### DATASET ROWS ###

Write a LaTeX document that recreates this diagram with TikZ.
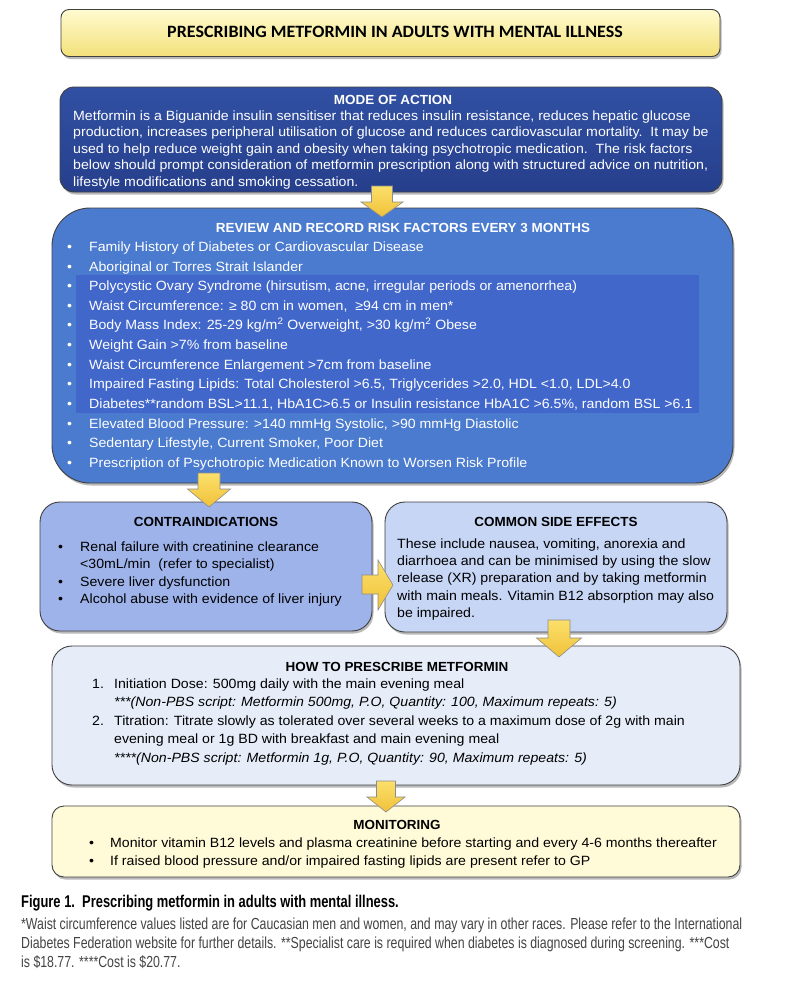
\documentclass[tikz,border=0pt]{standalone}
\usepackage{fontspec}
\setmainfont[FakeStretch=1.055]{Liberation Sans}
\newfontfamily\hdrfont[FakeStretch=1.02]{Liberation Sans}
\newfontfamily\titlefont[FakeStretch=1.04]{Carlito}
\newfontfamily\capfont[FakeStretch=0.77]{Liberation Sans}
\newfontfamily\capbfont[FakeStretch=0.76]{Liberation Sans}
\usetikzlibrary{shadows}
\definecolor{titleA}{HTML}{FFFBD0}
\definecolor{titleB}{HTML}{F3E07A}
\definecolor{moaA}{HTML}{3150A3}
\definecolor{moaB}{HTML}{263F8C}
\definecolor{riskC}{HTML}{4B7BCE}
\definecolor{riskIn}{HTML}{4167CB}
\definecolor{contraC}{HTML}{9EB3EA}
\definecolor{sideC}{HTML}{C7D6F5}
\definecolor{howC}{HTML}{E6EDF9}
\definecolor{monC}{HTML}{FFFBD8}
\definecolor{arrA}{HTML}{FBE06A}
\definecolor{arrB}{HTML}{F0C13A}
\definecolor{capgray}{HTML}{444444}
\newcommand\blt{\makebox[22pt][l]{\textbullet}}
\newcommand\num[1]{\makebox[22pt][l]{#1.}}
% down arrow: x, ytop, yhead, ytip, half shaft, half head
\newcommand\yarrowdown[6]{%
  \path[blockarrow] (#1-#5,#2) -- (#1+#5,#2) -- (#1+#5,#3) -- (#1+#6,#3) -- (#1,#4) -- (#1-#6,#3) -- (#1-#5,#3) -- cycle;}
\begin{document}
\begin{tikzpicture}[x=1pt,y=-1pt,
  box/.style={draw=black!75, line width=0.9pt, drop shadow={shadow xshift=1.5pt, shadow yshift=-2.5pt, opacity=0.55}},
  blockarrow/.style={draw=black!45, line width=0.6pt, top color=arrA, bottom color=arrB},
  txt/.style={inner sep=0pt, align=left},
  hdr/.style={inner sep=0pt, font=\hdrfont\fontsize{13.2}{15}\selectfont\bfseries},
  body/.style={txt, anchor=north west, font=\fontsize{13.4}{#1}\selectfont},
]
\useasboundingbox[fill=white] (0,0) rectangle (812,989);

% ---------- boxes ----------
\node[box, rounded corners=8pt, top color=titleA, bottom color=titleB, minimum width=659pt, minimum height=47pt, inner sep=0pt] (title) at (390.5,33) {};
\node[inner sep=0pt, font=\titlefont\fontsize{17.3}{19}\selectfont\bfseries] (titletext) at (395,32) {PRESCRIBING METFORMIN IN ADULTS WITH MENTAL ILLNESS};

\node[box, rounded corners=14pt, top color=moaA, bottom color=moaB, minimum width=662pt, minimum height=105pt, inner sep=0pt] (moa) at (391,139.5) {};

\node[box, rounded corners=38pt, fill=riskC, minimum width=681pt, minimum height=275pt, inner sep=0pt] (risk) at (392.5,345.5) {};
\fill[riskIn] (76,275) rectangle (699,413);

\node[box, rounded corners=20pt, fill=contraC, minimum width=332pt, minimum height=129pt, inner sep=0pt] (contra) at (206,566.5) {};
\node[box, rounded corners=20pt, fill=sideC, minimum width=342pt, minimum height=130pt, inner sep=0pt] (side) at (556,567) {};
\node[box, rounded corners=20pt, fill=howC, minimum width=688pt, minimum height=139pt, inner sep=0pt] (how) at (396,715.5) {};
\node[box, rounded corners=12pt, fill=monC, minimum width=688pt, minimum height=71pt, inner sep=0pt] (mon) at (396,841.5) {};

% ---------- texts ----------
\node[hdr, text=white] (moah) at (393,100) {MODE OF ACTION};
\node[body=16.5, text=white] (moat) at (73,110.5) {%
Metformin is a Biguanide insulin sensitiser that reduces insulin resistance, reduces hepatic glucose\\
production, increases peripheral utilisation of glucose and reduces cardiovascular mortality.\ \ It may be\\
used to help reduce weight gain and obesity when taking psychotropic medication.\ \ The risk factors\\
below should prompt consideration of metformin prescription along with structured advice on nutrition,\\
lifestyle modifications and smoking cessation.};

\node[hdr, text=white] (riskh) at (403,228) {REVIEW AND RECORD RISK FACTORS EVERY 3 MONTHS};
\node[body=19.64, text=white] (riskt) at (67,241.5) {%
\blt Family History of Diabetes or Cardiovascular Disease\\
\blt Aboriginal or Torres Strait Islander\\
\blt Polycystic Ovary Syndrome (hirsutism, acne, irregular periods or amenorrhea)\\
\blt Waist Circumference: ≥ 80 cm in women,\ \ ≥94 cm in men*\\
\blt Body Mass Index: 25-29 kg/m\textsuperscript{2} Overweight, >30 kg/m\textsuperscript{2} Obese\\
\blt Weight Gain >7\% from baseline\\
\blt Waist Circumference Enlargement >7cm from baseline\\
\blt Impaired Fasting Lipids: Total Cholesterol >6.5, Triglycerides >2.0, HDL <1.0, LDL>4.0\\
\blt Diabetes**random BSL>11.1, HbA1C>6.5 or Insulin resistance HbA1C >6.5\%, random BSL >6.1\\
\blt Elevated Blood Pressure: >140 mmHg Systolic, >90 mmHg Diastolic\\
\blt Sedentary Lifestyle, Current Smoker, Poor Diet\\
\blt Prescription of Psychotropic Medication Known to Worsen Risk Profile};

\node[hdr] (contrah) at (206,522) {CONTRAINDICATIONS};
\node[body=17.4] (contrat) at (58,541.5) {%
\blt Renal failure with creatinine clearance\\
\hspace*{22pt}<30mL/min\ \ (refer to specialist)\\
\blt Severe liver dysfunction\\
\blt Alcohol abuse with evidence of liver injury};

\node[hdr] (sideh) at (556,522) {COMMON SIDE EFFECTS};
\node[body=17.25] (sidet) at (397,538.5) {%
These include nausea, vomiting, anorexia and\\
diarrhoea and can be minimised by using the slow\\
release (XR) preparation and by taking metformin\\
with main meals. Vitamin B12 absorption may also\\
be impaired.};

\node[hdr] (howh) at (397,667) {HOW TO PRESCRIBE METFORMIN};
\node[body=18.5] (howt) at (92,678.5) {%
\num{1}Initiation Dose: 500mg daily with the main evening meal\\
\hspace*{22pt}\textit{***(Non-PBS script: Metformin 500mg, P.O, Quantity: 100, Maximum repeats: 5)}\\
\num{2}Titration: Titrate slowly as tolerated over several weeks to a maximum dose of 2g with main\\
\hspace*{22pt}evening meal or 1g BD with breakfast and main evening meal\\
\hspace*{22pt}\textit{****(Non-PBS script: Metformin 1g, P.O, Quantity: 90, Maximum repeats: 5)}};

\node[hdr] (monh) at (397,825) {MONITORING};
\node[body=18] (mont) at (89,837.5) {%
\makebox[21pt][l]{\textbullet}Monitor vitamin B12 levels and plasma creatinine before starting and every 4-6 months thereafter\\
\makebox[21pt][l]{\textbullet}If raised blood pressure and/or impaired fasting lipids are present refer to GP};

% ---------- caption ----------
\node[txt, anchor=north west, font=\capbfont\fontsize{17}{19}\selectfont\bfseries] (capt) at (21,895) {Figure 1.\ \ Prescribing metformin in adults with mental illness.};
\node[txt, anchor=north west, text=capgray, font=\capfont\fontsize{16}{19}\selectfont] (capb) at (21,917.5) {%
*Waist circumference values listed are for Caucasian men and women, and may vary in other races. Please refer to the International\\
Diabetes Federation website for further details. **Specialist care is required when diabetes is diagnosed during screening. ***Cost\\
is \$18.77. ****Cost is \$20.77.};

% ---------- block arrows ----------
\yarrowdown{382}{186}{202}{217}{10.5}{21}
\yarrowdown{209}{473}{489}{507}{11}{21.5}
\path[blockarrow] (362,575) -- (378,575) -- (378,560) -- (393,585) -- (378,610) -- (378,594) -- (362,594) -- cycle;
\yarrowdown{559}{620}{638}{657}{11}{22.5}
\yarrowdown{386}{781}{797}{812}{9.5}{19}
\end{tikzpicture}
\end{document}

###
### DATASET ROWS ###

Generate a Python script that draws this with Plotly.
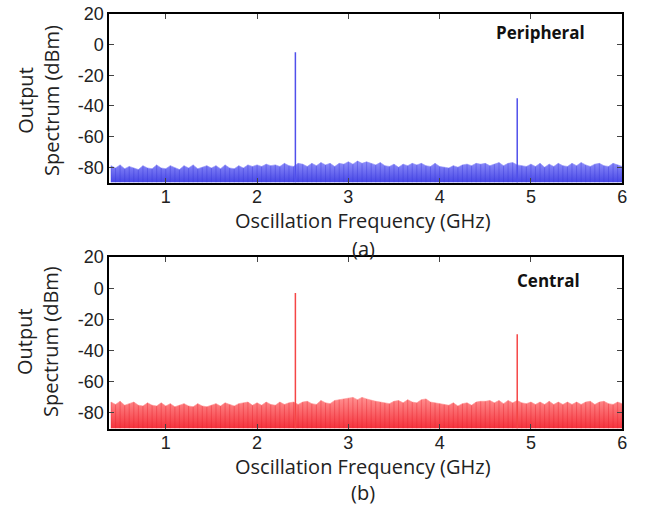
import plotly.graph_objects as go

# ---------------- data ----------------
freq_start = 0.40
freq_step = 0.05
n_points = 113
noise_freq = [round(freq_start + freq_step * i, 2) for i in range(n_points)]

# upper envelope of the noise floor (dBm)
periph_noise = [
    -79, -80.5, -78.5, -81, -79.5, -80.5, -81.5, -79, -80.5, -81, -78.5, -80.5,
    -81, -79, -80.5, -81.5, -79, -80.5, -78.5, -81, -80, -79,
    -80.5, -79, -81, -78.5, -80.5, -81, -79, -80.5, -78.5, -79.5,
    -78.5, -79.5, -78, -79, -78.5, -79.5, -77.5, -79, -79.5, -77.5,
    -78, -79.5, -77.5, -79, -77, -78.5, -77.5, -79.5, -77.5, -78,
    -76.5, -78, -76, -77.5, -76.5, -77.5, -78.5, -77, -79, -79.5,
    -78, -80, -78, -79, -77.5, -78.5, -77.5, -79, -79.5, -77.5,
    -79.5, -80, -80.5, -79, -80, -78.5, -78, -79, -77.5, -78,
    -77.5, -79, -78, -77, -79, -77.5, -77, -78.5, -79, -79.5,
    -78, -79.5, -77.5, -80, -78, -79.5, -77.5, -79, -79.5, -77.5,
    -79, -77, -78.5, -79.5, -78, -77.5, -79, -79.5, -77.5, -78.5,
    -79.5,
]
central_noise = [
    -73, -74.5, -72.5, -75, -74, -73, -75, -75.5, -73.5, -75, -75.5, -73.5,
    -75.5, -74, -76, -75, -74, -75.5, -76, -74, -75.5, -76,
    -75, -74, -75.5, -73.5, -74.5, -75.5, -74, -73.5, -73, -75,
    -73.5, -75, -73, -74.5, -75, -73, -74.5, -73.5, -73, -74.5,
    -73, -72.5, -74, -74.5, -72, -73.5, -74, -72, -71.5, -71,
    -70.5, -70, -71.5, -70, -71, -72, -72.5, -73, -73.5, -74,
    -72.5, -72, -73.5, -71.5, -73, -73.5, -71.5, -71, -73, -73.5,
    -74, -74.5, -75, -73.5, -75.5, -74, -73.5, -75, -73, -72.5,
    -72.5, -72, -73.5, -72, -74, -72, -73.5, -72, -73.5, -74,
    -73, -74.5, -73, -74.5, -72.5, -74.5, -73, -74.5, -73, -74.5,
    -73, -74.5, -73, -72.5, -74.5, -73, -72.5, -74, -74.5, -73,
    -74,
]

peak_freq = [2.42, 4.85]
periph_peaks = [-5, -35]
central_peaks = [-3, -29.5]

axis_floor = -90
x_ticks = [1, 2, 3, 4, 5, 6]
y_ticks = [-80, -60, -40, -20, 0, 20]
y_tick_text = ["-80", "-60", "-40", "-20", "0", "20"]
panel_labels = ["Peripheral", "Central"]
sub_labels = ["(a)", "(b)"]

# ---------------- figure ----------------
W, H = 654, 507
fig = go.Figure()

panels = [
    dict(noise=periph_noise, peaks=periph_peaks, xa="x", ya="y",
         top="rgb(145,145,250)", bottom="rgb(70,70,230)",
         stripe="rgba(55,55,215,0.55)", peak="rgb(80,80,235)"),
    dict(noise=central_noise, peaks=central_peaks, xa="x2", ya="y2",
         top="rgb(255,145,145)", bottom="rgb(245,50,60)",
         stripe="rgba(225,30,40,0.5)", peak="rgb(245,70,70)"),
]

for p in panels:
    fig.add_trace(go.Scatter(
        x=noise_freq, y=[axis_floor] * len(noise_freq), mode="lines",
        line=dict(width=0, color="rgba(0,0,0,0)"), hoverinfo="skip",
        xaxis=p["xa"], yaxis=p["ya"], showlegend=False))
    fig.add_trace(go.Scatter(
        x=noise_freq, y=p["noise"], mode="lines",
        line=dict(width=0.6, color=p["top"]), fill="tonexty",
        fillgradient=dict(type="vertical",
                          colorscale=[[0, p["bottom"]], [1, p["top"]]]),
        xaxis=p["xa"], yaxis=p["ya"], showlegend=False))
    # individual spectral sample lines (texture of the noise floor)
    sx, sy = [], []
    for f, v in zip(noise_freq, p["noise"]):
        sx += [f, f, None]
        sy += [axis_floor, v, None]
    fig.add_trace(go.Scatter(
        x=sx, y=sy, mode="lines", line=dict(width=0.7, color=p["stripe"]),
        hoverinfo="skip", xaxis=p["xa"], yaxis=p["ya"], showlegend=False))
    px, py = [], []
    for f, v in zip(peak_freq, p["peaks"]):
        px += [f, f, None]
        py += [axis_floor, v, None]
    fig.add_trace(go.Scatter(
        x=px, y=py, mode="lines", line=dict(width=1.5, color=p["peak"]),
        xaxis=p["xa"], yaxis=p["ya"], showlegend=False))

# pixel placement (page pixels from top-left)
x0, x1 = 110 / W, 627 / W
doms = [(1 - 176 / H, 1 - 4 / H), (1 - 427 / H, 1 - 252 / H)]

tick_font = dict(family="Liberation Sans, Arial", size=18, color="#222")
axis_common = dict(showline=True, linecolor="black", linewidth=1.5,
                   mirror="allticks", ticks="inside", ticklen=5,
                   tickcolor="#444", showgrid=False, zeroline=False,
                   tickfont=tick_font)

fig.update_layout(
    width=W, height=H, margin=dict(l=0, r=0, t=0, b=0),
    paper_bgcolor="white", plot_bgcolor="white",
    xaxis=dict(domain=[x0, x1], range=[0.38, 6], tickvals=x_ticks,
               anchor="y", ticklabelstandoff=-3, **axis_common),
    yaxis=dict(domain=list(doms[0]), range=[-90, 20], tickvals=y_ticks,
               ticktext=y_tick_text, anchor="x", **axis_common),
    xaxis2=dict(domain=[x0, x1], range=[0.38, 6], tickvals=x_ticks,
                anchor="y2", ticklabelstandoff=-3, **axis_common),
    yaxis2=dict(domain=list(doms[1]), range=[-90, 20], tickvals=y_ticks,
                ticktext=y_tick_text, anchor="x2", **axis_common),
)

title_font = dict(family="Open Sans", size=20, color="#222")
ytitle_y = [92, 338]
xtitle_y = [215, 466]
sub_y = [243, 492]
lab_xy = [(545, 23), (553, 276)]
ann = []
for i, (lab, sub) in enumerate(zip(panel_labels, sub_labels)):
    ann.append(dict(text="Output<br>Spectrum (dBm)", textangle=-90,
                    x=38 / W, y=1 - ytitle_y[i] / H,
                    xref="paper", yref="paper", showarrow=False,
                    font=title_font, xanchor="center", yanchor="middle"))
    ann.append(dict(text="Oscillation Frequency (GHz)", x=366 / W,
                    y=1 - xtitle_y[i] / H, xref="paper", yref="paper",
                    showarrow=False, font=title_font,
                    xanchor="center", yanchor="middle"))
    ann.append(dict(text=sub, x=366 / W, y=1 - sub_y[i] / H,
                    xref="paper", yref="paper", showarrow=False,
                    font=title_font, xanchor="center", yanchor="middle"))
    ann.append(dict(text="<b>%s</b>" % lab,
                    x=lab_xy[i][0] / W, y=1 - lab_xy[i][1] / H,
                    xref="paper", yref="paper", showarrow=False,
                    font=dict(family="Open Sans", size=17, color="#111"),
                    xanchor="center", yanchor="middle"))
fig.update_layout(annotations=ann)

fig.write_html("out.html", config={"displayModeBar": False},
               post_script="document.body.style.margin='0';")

###

• [GIVEN INSTRUCTION]:
Please quote only the span of lines whose first line contains "Generate a Python" and whose last line contains "noise_freq = [round(freq_start", leaving every picture out.

• [ANSWER TO THIS TASK]:
Generate a Python script that draws this with Plotly.
import plotly.graph_objects as go

# ---------------- data ----------------
freq_start = 0.40
freq_step = 0.05
n_points = 113
noise_freq = [round(freq_start + freq_step * i, 2) for i in range(n_points)]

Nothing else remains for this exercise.